Photo courtesy of Renee Braun
Girl Scout Troop 2676 and members of the community show off their handiwork during a March quilting bee.
"I loved doing crafts, but nothing I knew would help people," Braun said. "So I learned how to quilt, and we taught 20 or 30 people how to quilt too."
She and her mother, Renee, first took quilting classes; then Angie collected the needed supplies, taught her troop how to quilt and then set up a community quilting bee at the Mormon Church in Oakley. The group put together 17 quilts that day and the rest were taken home by volunteers to finish.
The goal was 25 quilts, but Braun ended up with 45 when she was done. Residents donated batting, squares of material and notions, and their time sewing. Wal-Mart in Antioch donated a $100 gift card, which was used to purchase material for the backs of the quilts.
"She does everything she's required to do and she does more," said Braun's Troop Leader Wanda Earl, who helped guide Braun on her journey. "She's a perfectionist."
Earning the Gold Award is no easy feat; and like its counterpart, the rank of Eagle in Boy Scouts, it's a prestigious honor. Only 2 percent of Girl Scouts and Boy Scouts achieve the Gold Award and rank of Eagle, respectively.
Benefits include being recognized by local, state and federal government officials, and moving up in rank faster in the armed forces. The achievement is documented as community service on a college application.
A Girl Scout must log 60 hours for the actual project - 30 hours of leadership and 30 of community service - complete three badges and three charms related to the award, create a timeline, figure out what she needs to complete the project, reach out to the community for donations and have it all approved by the Girl Scout Council in San Francisco.

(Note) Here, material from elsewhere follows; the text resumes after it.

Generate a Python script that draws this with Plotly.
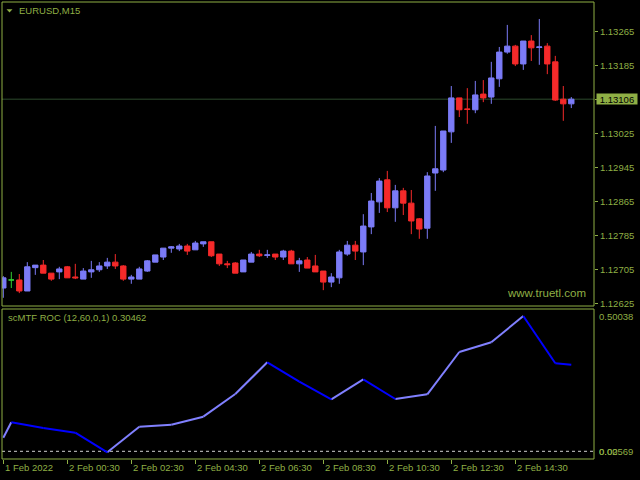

Renee has enjoyed working with her daughter on the project, and watching her and her sister Scouts grow as they gained new skills individually and as a group.
"It's nice they learned something that their grandmothers could have taught them, and that they can think about her in the process," said Renee.
Seeing so many enjoy the craft was a huge reward for Angie, who has become addicted to the craft herself. "Some (more) people know how to quilt now," she said, "and some just can't stop quilting."